:: Data in this exercise ::
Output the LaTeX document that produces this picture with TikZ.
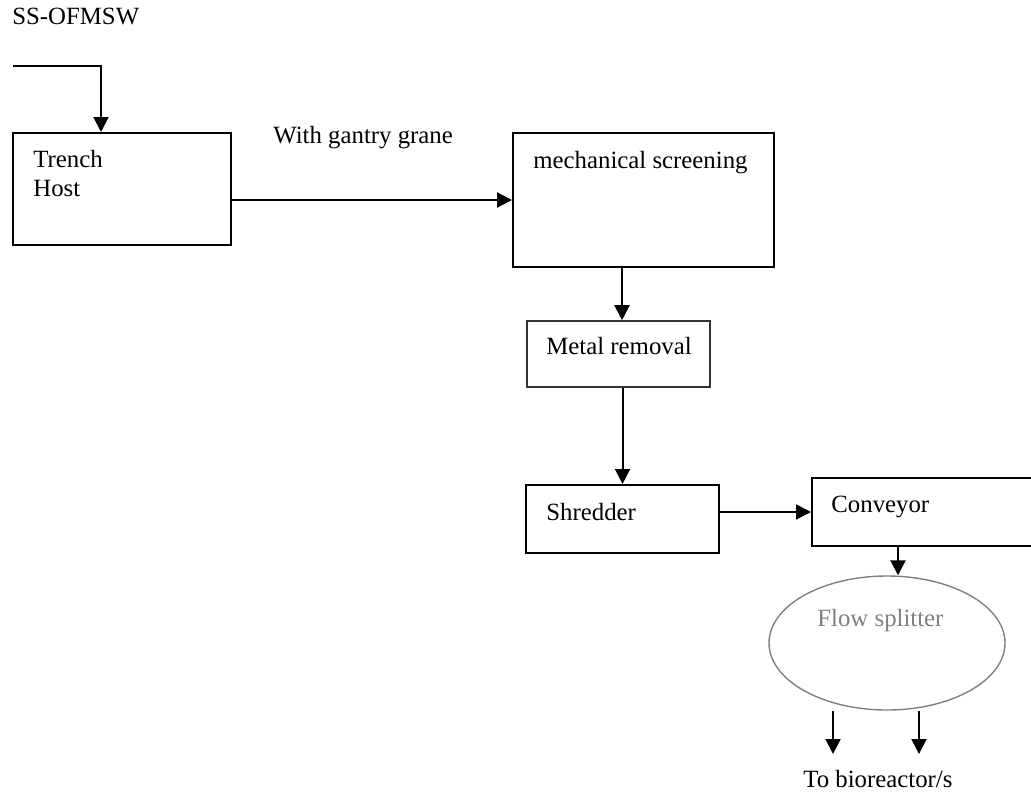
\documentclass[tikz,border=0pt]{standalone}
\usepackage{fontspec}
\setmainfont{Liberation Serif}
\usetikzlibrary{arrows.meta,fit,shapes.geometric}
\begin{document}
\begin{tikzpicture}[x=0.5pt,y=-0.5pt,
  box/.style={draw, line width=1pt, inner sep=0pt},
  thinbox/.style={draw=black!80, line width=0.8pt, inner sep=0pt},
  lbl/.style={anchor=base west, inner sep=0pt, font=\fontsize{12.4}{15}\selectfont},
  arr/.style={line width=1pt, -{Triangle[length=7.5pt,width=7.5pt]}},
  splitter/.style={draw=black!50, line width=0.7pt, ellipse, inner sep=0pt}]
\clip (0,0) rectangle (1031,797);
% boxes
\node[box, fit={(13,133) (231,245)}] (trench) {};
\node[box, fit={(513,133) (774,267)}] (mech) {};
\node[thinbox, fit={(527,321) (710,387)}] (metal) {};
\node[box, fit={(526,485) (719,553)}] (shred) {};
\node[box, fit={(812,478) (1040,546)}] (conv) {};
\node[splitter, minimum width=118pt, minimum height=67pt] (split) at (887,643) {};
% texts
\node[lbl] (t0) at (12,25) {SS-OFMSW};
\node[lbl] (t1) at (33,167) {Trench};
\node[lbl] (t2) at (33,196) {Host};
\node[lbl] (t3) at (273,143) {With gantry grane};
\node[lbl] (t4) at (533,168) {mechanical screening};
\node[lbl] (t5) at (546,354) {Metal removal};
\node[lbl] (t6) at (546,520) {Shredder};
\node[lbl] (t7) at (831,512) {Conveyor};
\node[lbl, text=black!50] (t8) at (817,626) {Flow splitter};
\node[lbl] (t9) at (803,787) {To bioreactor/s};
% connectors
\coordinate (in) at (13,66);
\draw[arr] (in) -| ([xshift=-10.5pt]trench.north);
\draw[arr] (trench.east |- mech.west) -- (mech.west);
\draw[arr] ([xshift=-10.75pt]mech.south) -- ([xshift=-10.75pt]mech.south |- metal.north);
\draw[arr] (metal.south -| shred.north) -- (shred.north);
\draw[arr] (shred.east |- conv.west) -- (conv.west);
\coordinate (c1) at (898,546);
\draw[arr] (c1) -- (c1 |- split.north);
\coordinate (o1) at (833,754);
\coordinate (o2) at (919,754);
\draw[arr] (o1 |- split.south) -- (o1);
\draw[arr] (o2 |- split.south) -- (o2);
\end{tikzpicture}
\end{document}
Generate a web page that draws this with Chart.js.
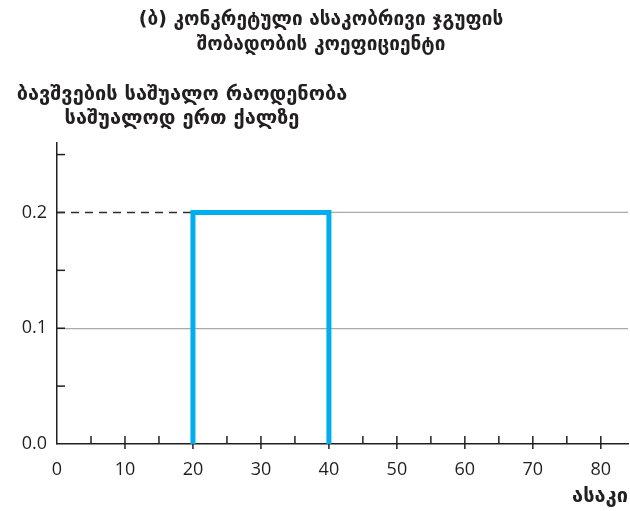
:::
→ **Given task**: Write the entries above out again exactly, but not the pictures.

→ **Answer to this task**:
Output the LaTeX document that produces this picture with TikZ.
\documentclass[tikz,border=0pt]{standalone}
\usepackage{fontspec}
\setmainfont{Liberation Serif}
\usetikzlibrary{arrows.meta,fit,shapes.geometric}
\begin{document}
\begin{tikzpicture}[x=0.5pt,y=-0.5pt,
  box/.style={draw, line width=1pt, inner sep=0pt},
  thinbox/.style={draw=black!80, line width=0.8pt, inner sep=0pt},
  lbl/.style={anchor=base west, inner sep=0pt, font=\fontsize{12.4}{15}\selectfont},
  arr/.style={line width=1pt, -{Triangle[length=7.5pt,width=7.5pt]}},
  splitter/.style={draw=black!50, line width=0.7pt, ellipse, inner sep=0pt}]
\clip (0,0) rectangle (1031,797);
% boxes
\node[box, fit={(13,133) (231,245)}] (trench) {};
\node[box, fit={(513,133) (774,267)}] (mech) {};
\node[thinbox, fit={(527,321) (710,387)}] (metal) {};
\node[box, fit={(526,485) (719,553)}] (shred) {};
\node[box, fit={(812,478) (1040,546)}] (conv) {};
\node[splitter, minimum width=118pt, minimum height=67pt] (split) at (887,643) {};
% texts
\node[lbl] (t0) at (12,25) {SS-OFMSW};
\node[lbl] (t1) at (33,167) {Trench};
\node[lbl] (t2) at (33,196) {Host};
\node[lbl] (t3) at (273,143) {With gantry grane};
\node[lbl] (t4) at (533,168) {mechanical screening};
\node[lbl] (t5) at (546,354) {Metal removal};
\node[lbl] (t6) at (546,520) {Shredder};
\node[lbl] (t7) at (831,512) {Conveyor};
\node[lbl, text=black!50] (t8) at (817,626) {Flow splitter};
\node[lbl] (t9) at (803,787) {To bioreactor/s};
% connectors
\coordinate (in) at (13,66);
\draw[arr] (in) -| ([xshift=-10.5pt]trench.north);
\draw[arr] (trench.east |- mech.west) -- (mech.west);
\draw[arr] ([xshift=-10.75pt]mech.south) -- ([xshift=-10.75pt]mech.south |- metal.north);
\draw[arr] (metal.south -| shred.north) -- (shred.north);
\draw[arr] (shred.east |- conv.west) -- (conv.west);
\coordinate (c1) at (898,546);
\draw[arr] (c1) -- (c1 |- split.north);
\coordinate (o1) at (833,754);
\coordinate (o2) at (919,754);
\draw[arr] (o1 |- split.south) -- (o1);
\draw[arr] (o2 |- split.south) -- (o2);
\end{tikzpicture}
\end{document}
Generate a web page that draws this with Chart.js.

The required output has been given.